I know too many people are stuck on the iTunes, and Hulu, Netflix thing. Those are all good and nice... But, what exactly do you do if your internet is down, or if perhaps something happens to iTunes and or your listening device?

I personally prefer to own a physical copy of my movies and music. That way I can control the rip quality, or the playback quality. And, not get stuck with streamed playback quality, or what half quality the RIAA decided itunes could sell. Then if my internet is down, or I'm in an area where you can't get broadband or any good cell service, hey wait, I can still access my stuff.

Companies like Best buy, Wal-Mart, etc will drive themselves slowly into the ground 1 by 1. Because they've forgot about the basics of retail, and they want to try and maximize profit with as few sales people as possible, thus impacting service that much more.




By Brandon Hill (blog) on 4/15/2012 9:45:07 PM , Rating: 2
quote:
I know too many people are stuck on the iTunes, and Hulu, Netflix thing. Those are all good and nice... But, what exactly do you do if your internet is down, or if perhaps something happens to iTunes and or your listening device?

I personally prefer to own a physical copy of my movies and music. That way I can control the rip quality, or the playback quality. And, not get stuck with streamed playback quality, or what half quality the RIAA decided itunes could sell. Then if my internet is down, or I'm in an area where you can't get broadband or any good cell service, hey wait, I can still access my stuff.

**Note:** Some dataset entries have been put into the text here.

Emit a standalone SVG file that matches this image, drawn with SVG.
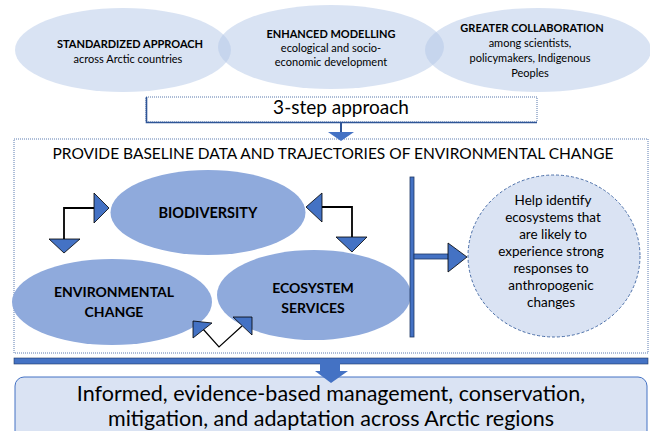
<svg xmlns="http://www.w3.org/2000/svg" width="650" height="431" viewBox="0 0 650 431">
<style>
text{font-family:Lato,"Open Sans","Liberation Sans",sans-serif;fill:#000;text-anchor:middle}
.b{font-weight:bold}
.top{fill:#b4c7e7;fill-opacity:0.5}
.mid{fill:#8faadc}
.ah{fill:#4472c4;stroke:#000;stroke-width:0.8;stroke-linejoin:miter}
.ln{fill:none;stroke:#000;stroke-width:1.8}
.bar{fill:#4472c4;stroke:#1f3864;stroke-width:0.8}
</style>
<rect width="650" height="431" fill="#fff"/>
<g id="top-standardized">
<ellipse class="top" cx="123" cy="50" rx="108" ry="42"/>
<text class="b" x="130" y="48" font-size="11">STANDARDIZED APPROACH</text>
<text x="128" y="63" font-size="11">across Arctic countries</text>
</g>
<g id="top-modelling">
<ellipse class="top" cx="331" cy="47" rx="113" ry="42"/>
<text class="b" x="331" y="38" font-size="11">ENHANCED MODELLING</text>
<text x="331" y="52" font-size="11">ecological and socio-</text>
<text x="331" y="66" font-size="11">economic development</text>
</g>
<g id="top-collaboration">
<ellipse class="top" cx="538" cy="50" rx="113" ry="42"/>
<text class="b" x="532" y="32" font-size="11">GREATER COLLABORATION</text>
<text x="530" y="47" font-size="11">among scientists,</text>
<text x="530" y="62" font-size="11">policymakers, Indigenous</text>
<text x="530" y="77" font-size="11">Peoples</text>
</g>
<g id="three-step">
<rect x="146" y="97" width="391" height="25" fill="#fff" stroke="#2f5597" stroke-width="0.8" stroke-dasharray="1,1"/>
<path d="M146.5,97 V122.5 H537" fill="none" stroke="#2f5597" stroke-width="1.6"/>
<text x="341" y="114" font-size="19">3-step approach</text>
</g>
<g id="main-box">
<rect x="14" y="139" width="634" height="214" fill="#fff" stroke="#4a6ea8" stroke-width="0.9" stroke-dasharray="1,1"/>
<text x="333" y="159" font-size="15.5">PROVIDE BASELINE DATA AND TRAJECTORIES OF ENVIRONMENTAL CHANGE</text>
</g>
<g id="biodiversity">
<ellipse class="mid" cx="208" cy="212.5" rx="97.5" ry="42.5"/>
<text class="b" x="208" y="218" font-size="14.5">BIODIVERSITY</text>
</g>
<g id="environmental-change">
<ellipse class="mid" cx="112" cy="302" rx="100" ry="43"/>
<text class="b" x="114" y="297" font-size="14">ENVIRONMENTAL</text>
<text class="b" x="114" y="317" font-size="14">CHANGE</text>
</g>
<g id="ecosystem-services">
<ellipse class="mid" cx="314" cy="295" rx="97" ry="45"/>
<text class="b" x="313" y="293" font-size="14">ECOSYSTEM</text>
<text class="b" x="313" y="313" font-size="14">SERVICES</text>
</g>
<g id="help-identify">
<ellipse cx="554" cy="256" rx="86" ry="81" fill="#dae3f3" stroke="#4a6ea8" stroke-width="1" stroke-dasharray="3,2"/>
<text x="553" y="205" font-size="13.5">Help identify</text>
<text x="553" y="222" font-size="13.5">ecosystems that</text>
<text x="553" y="239" font-size="13.5">are likely to</text>
<text x="551" y="256" font-size="13.5">experience strong</text>
<text x="551" y="273" font-size="13.5">responses to</text>
<text x="551" y="290" font-size="13.5">anthropogenic</text>
<text x="551" y="307" font-size="13.5">changes</text>
</g>
<g id="outcome">
<rect x="15" y="377" width="632" height="64" rx="9" fill="#dae3f3" stroke="#4472c4" stroke-width="1"/>
<text x="331" y="401" font-size="21.5">Informed, evidence-based management, conservation,</text>
<text x="331" y="426" font-size="21.5">mitigation, and adaptation across Arctic regions</text>
</g>
<g id="connectors">
<line x1="341" y1="122" x2="341" y2="133" stroke="#2f5597" stroke-width="2"/>
<polygon points="328,132 354,132 341,141" fill="#4472c4"/>
<polyline class="ln" points="94,208 64,208 64,239"/>
<polygon class="ah" points="94,193 109,208 94,223"/>
<polygon class="ah" points="49,239 80,239 64,253"/>
<polyline class="ln" points="322,207 352,207 352,237"/>
<polygon class="ah" points="322,193 306,207 322,222"/>
<polygon class="ah" points="336,237 367,237 352,252"/>
<polyline fill="none" stroke="#000" stroke-width="1.2" points="203,329 219,347 242,326"/>
<polygon class="ah" points="193,321 212,323 193,338"/>
<polygon class="ah" points="233,317 252,317 252,335"/>
<rect class="bar" x="410" y="177" width="4" height="160"/>
<rect class="bar" x="414" y="254" width="35" height="5"/>
<polygon class="ah" points="448,243 467,257 448,272"/>
<rect x="14" y="358" width="634" height="6" fill="#4472c4" stroke="#1f3864" stroke-width="0.6"/>
<rect x="320" y="363" width="20" height="9" fill="#4472c4"/>
<polygon points="315,371 348,371 331,383" fill="#4472c4"/>
</g>
</svg>
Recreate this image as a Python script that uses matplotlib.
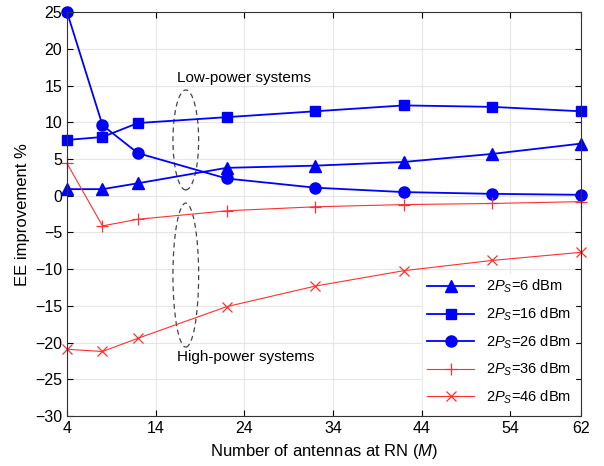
import matplotlib.pyplot as plt
from matplotlib.patches import Ellipse

plt.rcParams['font.family'] = ['Liberation Sans', 'DejaVu Sans']
plt.rcParams['mathtext.fontset'] = 'custom'
plt.rcParams['mathtext.rm'] = 'Liberation Sans'
plt.rcParams['mathtext.it'] = 'Liberation Sans:italic'

antennas = [4, 8, 12, 22, 32, 42, 52, 62]
ee_6dbm = [0.9, 0.9, 1.7, 3.8, 4.1, 4.6, 5.7, 7.1]
ee_16dbm = [7.6, 8.0, 9.9, 10.7, 11.5, 12.3, 12.1, 11.5]
ee_26dbm = [25.0, 9.6, 5.8, 2.35, 1.1, 0.5, 0.26, 0.13]
ee_36dbm = [4.4, -4.1, -3.2, -2.05, -1.5, -1.2, -1.05, -0.8]
ee_46dbm = [-20.9, -21.2, -19.4, -15.1, -12.3, -10.2, -8.8, -7.7]

xticks = [4, 14, 24, 34, 44, 54, 62]
yticks = list(range(-30, 26, 5))

fig = plt.figure(figsize=(6.04, 4.66), dpi=100)
ax = fig.add_axes([0.111, 0.107, 0.851, 0.867])

ax.plot(antennas, ee_6dbm, color='blue', lw=1.3, marker='^', ms=8, label=r'2$P_S$=6 dBm', clip_on=False)
ax.plot(antennas, ee_16dbm, color='blue', lw=1.3, marker='s', ms=7.5, label=r'2$P_S$=16 dBm', clip_on=False)
ax.plot(antennas, ee_26dbm, color='blue', lw=1.3, marker='o', ms=8, label=r'2$P_S$=26 dBm', clip_on=False)
ax.plot(antennas, ee_36dbm, color='#ff3030', lw=0.8, marker='+', ms=9, mew=0.9, label=r'2$P_S$=36 dBm', clip_on=False)
ax.plot(antennas, ee_46dbm, color='#ff3030', lw=0.8, marker='x', ms=7, mew=0.9, label=r'2$P_S$=46 dBm', clip_on=False)

# dashed ellipses grouping the curves
ax.add_patch(Ellipse((17.4, 7.6), 2.9, 13.6, fill=False, ls=(0, (4, 3)), lw=0.9, color='#444444'))
ax.add_patch(Ellipse((17.4, -10.8), 2.9, 19.6, fill=False, ls=(0, (4, 3)), lw=0.9, color='#444444'))
ax.text(16.4, 16, 'Low-power systems', fontsize=11, va='center')
ax.text(16.4, -21.9, 'High-power systems', fontsize=11, va='center')

ax.set_xlim(4, 62)
ax.set_ylim(-30, 25)
ax.set_xticks(xticks)
ax.set_yticks(yticks)
ax.tick_params(direction='in', labelsize=11.5, length=4, top=True, right=True)
ax.grid(True, color='#e6e6e6', lw=0.8)
ax.set_axisbelow(True)
for s in ax.spines.values():
    s.set_color('#333333')
    s.set_linewidth(0.8)

ax.set_xlabel(r'Number of antennas at RN ($M$)', fontsize=12)
ax.set_ylabel('EE improvement %', fontsize=12)

leg = ax.legend(loc='lower right', fontsize=10.5, frameon=True, fancybox=False,
                edgecolor='white', framealpha=1, handlelength=3.2,
                borderaxespad=0.4, borderpad=0.3, labelspacing=0.7)

fig.savefig('out.png', dpi=100)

At home, our Internet has been down for a total of 3 hours in the past year (Time Warner Cable), so it's not that big a deal for movies; at least for us.

Like you, I prefer Blu-ray for my movie playback, but I don't balk at "free" streaming access from my Amazon Prime account.

I download my music, which is saved onto my computer and my smartphone. No streaming involved. As for sound quality, anyone expecting to get symphony quality audio from a smartphone, laptop, or iPod is barking up the wrong tree.